Nykaa has unveiled ambitious growth plans for FY30, aiming to scale beauty operations by 3x and fashion by 3.5x. The strategy shifts toward profitability, following the fashion division's recent EBITDA break-even. Investors are evaluating the balance between this aggressive revenue growth and the company's ability to keep profit margins expanding in a highly competitive e-commerce sector.
What Happened
FSN E-Commerce Ventures, the parent company of Nykaa, recently outlined its long-term growth roadmap at an investor day. The company intends to scale its beauty business 2.5 to 3 times and its fashion segment 3 to 3.5 times by the fiscal year 2030. These targets rely on a strategy of selling more premium products and increasing the reach of its online platforms. A significant highlight from the update was the fashion division reaching an EBITDA break-even point in the fourth quarter of fiscal year 2026, a milestone for the company’s push toward sustainable profitability.
Why The Shift To Profit Matters
For a long time, the primary question surrounding Nykaa was whether its growth would come at the cost of profits. The company’s ability to turn the fashion segment profitable on an EBITDA basis in Q4FY26 is a key signal for investors. It suggests that the business model is becoming more efficient. Moving forward, the goal is to expand EBITDA margins to over 10 percent in fashion by 2030. Investors look for this transition because it demonstrates that the company can manage its marketing and customer acquisition costs effectively rather than just burning cash to gain market share.
The Growth Drivers
Nykaa is betting on the trend of premiumization. As average income levels rise and more consumers move toward buying branded and high-end personal care products, the company plans to focus on higher-value categories. The fashion business is targeting the Rs 3,500 to Rs 10,000 price band, aiming to capture demand from urban, younger customers who show a preference for premium brands. Additionally, the company is counting on its "House of Brands" strategy, which involves building and promoting its own labels to improve profit margins, as these products typically offer better returns than third-party goods.
The Competitive Landscape
Nykaa operates in a very crowded market. The Indian beauty and fashion e-commerce sector is home to several deep-pocketed competitors, including Reliance Retail with its Tira and Ajio platforms, the Tata Group with its Palette and Tata CLiQ offerings, and specialized players like Purplle. These companies are aggressively competing for the same customer base. Nykaa’s ability to maintain its market share while focusing on profit margins will be tested by these rivals, who also have significant resources to spend on marketing and customer discounts.
What Could Go Wrong
Growth plans of this scale carry execution risks. If the company fails to maintain its pace of adding new customers or if the costs of acquiring these customers rise, profit margins could come under pressure. Furthermore, discretionary spending is sensitive to economic conditions. If there is a slowdown in consumer spending on non-essential items like luxury beauty or fashion, Nykaa’s revenue growth could fall short of its ambitious targets. There is also the constant risk that competitors might engage in aggressive pricing wars, forcing Nykaa to spend more on marketing to keep customers, which would hurt its profitability goals.

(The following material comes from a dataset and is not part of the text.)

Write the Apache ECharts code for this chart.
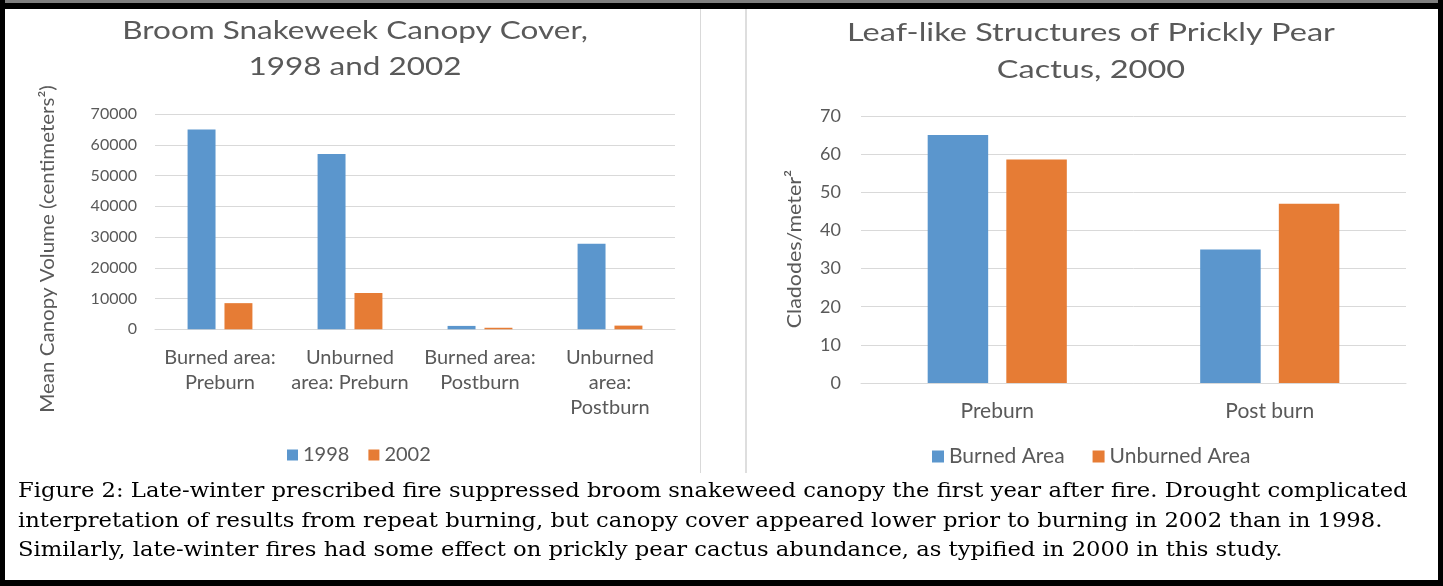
<!DOCTYPE html>
<html>
<head>
<meta charset="utf-8">
<script src="https://cdn.jsdelivr.net/npm/echarts@6/dist/echarts.min.js"></script>
<style>
html,body{margin:0;padding:0;background:#fff;}
#c{width:1443px;height:586px;}
</style>
</head>
<body>
<div id="c"></div>
<script>
// ---- data ----
const leftCategories = ['Burned area:\nPreburn', 'Unburned\narea: Preburn', 'Burned area:\nPostburn', 'Unburned\narea:\nPostburn'];
const values1998 = [65000, 57000, 1100, 27800];
const values2002 = [8500, 11800, 500, 1200];
const leftTicks = { min: 0, max: 70000, interval: 10000 };
const leftSeriesNames = ['1998', '2002'];

const rightCategories = ['Preburn', 'Post burn'];
const burnedArea = [65, 35];
const unburnedArea = [58.6, 47];
const rightTicks = { min: 0, max: 70, interval: 10 };
const rightSeriesNames = ['Burned Area', 'Unburned Area'];

const leftTitle = 'Broom Snakeweek Canopy Cover,\n1998 and 2002';
const rightTitle = 'Leaf-like Structures of Prickly Pear\nCactus, 2000';
const leftYName = 'Mean Canopy Volume (centimeters\u00B2)';
const rightYName = 'Cladodes/meter\u00B2';
const caption = [
  'Figure 2: Late-winter prescribed fire suppressed broom snakeweed canopy the first year after fire. Drought complicated',
  'interpretation of results from repeat burning, but canopy cover appeared lower prior to burning in 2002 than in 1998.',
  'Similarly, late-winter fires had some effect on prickly pear cactus abundance, as typified in 2000 in this study.'
];

// ---- style ----
const BLUE = '#5B96CD', ORANGE = '#E67C35', TXT = '#595959', GRID = '#D9D9D9';
const FONT = 'Lato, "Open Sans", sans-serif';

const chart = echarts.init(document.getElementById('c'), null, { renderer: 'canvas' });

const graphics = [
  // frame
  { type: 'rect', shape: { x: 0, y: 0, width: 1443, height: 3 }, style: { fill: '#7f7f7f' }, silent: true },
  { type: 'rect', shape: { x: 0, y: 3, width: 1443, height: 6 }, style: { fill: '#000' }, silent: true },
  { type: 'rect', shape: { x: 0, y: 0, width: 5, height: 586 }, style: { fill: '#000' }, silent: true },
  { type: 'rect', shape: { x: 1438, y: 0, width: 5, height: 586 }, style: { fill: '#000' }, silent: true },
  { type: 'rect', shape: { x: 0, y: 580, width: 1443, height: 6 }, style: { fill: '#000' }, silent: true },
  // panel separators
  { type: 'line', shape: { x1: 700.5, y1: 9, x2: 700.5, y2: 473 }, style: { stroke: '#D9D9D9', lineWidth: 1 }, silent: true },
  { type: 'line', shape: { x1: 746, y1: 9, x2: 746, y2: 473 }, style: { stroke: '#DEDEDE', lineWidth: 2 }, silent: true },
  // titles
  { type: 'text', x: 355, y: 49, scaleX: 1.26, style: { text: leftTitle, fill: TXT, font: '25px ' + FONT, lineHeight: 36, align: 'center', verticalAlign: 'middle' } },
  { type: 'text', x: 1091, y: 51, scaleX: 1.3, style: { text: rightTitle, fill: TXT, font: '25px ' + FONT, lineHeight: 37, align: 'center', verticalAlign: 'middle' } },
  // y axis names
  { type: 'text', x: 48, y: 249, rotation: Math.PI / 2, scaleX: 1.08, style: { text: leftYName, fill: TXT, font: '19px ' + FONT, align: 'center', verticalAlign: 'middle' } },
  { type: 'text', x: 795, y: 249, rotation: Math.PI / 2, scaleX: 1.07, style: { text: rightYName, fill: TXT, font: '20px ' + FONT, align: 'center', verticalAlign: 'middle' } }
];
caption.forEach((line, i) => {
  graphics.push({ type: 'text', x: 18, y: 492 + i * 29.5, scaleX: 1.08, style: { text: line, fill: '#000', font: '21px "DejaVu Serif", serif', align: 'left', verticalAlign: 'middle' } });
});

const option = {
  animation: false,
  backgroundColor: '#fff',
  textStyle: { fontFamily: FONT },
  grid: [
    { left: 155, top: 114, width: 520, height: 215.3 },
    { left: 861, top: 116, width: 545, height: 267 }
  ],
  xAxis: [
    { type: 'category', gridIndex: 0, data: leftCategories,
      axisLine: { lineStyle: { color: GRID } }, axisTick: { show: false },
      axisLabel: { color: TXT, fontSize: 20, lineHeight: 25, margin: 16, interval: 0, fontFamily: FONT } },
    { type: 'category', gridIndex: 1, data: rightCategories,
      axisLine: { lineStyle: { color: GRID } }, axisTick: { show: false },
      axisLabel: { color: TXT, fontSize: 21, lineHeight: 22, margin: 17, interval: 0, fontFamily: FONT } }
  ],
  yAxis: [
    { type: 'value', gridIndex: 0, min: leftTicks.min, max: leftTicks.max, interval: leftTicks.interval,
      axisLine: { show: false }, axisTick: { show: false },
      splitLine: { lineStyle: { color: GRID } },
      axisLabel: { color: TXT, fontSize: 16, margin: 18, fontFamily: FONT, formatter: v => String(v) } },
    { type: 'value', gridIndex: 1, min: rightTicks.min, max: rightTicks.max, interval: rightTicks.interval,
      axisLine: { show: false }, axisTick: { show: false },
      splitLine: { lineStyle: { color: GRID } },
      axisLabel: { color: TXT, fontSize: 18, margin: 20, fontFamily: FONT } }
  ],
  legend: [
    { data: leftSeriesNames, left: 282, top: 440, itemWidth: 11, itemHeight: 11, itemGap: 19,
      icon: 'rect', textStyle: { color: TXT, fontSize: 20, fontFamily: FONT } },
    { data: rightSeriesNames, left: 927, top: 441, itemWidth: 12, itemHeight: 12, itemGap: 28,
      icon: 'rect', textStyle: { color: TXT, fontSize: 21, fontFamily: FONT } }
  ],
  series: [
    { name: leftSeriesNames[0], type: 'bar', xAxisIndex: 0, yAxisIndex: 0, data: values1998,
      itemStyle: { color: BLUE }, barWidth: '21.5%', barGap: '32%' },
    { name: leftSeriesNames[1], type: 'bar', xAxisIndex: 0, yAxisIndex: 0, data: values2002,
      itemStyle: { color: ORANGE }, barWidth: '21.5%', barGap: '32%' },
    { name: rightSeriesNames[0], type: 'bar', xAxisIndex: 1, yAxisIndex: 1, data: burnedArea,
      itemStyle: { color: BLUE }, barWidth: '22.2%', barGap: '30%' },
    { name: rightSeriesNames[1], type: 'bar', xAxisIndex: 1, yAxisIndex: 1, data: unburnedArea,
      itemStyle: { color: ORANGE }, barWidth: '22.2%', barGap: '30%' }
  ],
  graphic: graphics
};
chart.setOption(option);
</script>
</body>
</html>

What Investors Should Track
Going forward, the most important metric for investors will be the balance between revenue growth and margin expansion. Specifically, shareholders will likely watch whether the fashion division can sustain and improve its EBITDA margins in the coming quarters. Changes in marketing expenditure as a percentage of sales will also be a key indicator of whether the company is truly becoming more efficient or if it is relying on high spending to drive growth. Finally, management's commentary on competitive pressure and their ability to keep the "House of Brands" initiative profitable will be central to assessing the company’s progress toward its FY30 goals.